Semiconductor Contaminants: Molecular Cleanliness

As the crown jewel of modern industry, semiconductor manufacturing demands an extraordinarily clean production environment, reaching molecular-level cleanliness standards. With the advancement to 3-nanometer node technology, controlling contaminants during production has become a core factor determining industry competitiveness. This article provides an in-depth analysis of the four major contamination threats faced by the semiconductor industry: particulate contamination, organic contamination, chemical residue contamination, and electrostatic hazards, along with their specific impacts and control measures.

1. Particulate Contamination

Even in a Class 100 cleanroom environment, particles sized 0.5 microns can still cause critical defects. The risks from particulate contamination mainly include:

  • Physical Hazards:

    • Electrostatic carriers: Moving dust particles carry static charges that cause contamination. Static electricity leads to equipment damage and performance degradation, increasing rework and scrap rates, thereby reducing production efficiency and increasing costs.

    • Circuit damage: Particles larger than the circuit spacing can cause shorts. For example, metal microparticles on a 300mm wafer surface can cause line bridging during photolithography, potentially scrapping the entire wafer.

    • Mechanical damage: Hard particles such as residual 0.03 μm aluminum oxide abrasives can scratch wafer surfaces during CMP processes, altering surface roughness and causing lattice defects in subsequent film deposition.

  • Impact on Equipment Reliability:

    • Particulates can cause seal failures in precision equipment joints.

    • Accelerated wear of moving parts due to particulate abrasion.

2. Organic Contamination

Organic silicon contamination is a major issue for process nodes below 28nm, with the following impacts:

  • Organic Silicon Hazards:

    • Oxidative reactions form hard silicate deposits that damage surfaces. Studies show that 1 ppb organic silicon vapor on a 300mm wafer surface can cause transistor threshold voltage shifts of up to 15%.

    • Reduces reliability of rotating machinery.

  • Process Effects:

    • Deteriorates the density of gate oxide layers, impacting device performance.

    • Generates by-products during high-temperature processing that affect product consistency.

3. Chemical Residue Contamination

Metal ion contamination exhibits a cascading amplification effect, especially copper ions with a migration rate up to 1×10^6 cm²/(V·s):

  • Ionic Contamination (Mobility Hazards):

    • Metal ion migration causes device failures.

    • Active ions trigger electrochemical corrosion on metal surfaces.

  • Non-Volatile Residues:

    • Electrolyte residues induce abnormal etching reactions.

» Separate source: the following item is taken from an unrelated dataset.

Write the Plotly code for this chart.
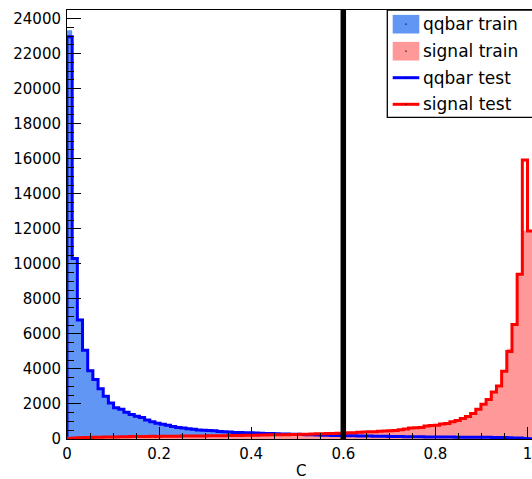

    • Compound formation creates hard-to-remove by-products that degrade product quality.

4. Electrostatic Hazards

  • Generation Mechanisms:

    • Charge generation through contact-separation (triboelectric effect).

    • Electrostatic induction from external electric fields.

  • Destructive Mechanisms:

    • Electrostatic attraction or repulsion interferes with precise component placement.

    • Dielectric breakdown occurs when static voltage exceeds IC tolerance limits.

    • Device miniaturization amplifies sensitivity to electrostatic damage.

Conclusion

In semiconductor manufacturing, contamination types often interact synergistically—for example, particles carrying static charges or organic compounds decomposing into chemical residues—forming complex contamination systems. Modern fabs must implement multi-layered contamination control strategies including environmental controls, material purification, process optimization, and electrostatic discharge prevention to ensure stable production and high yield.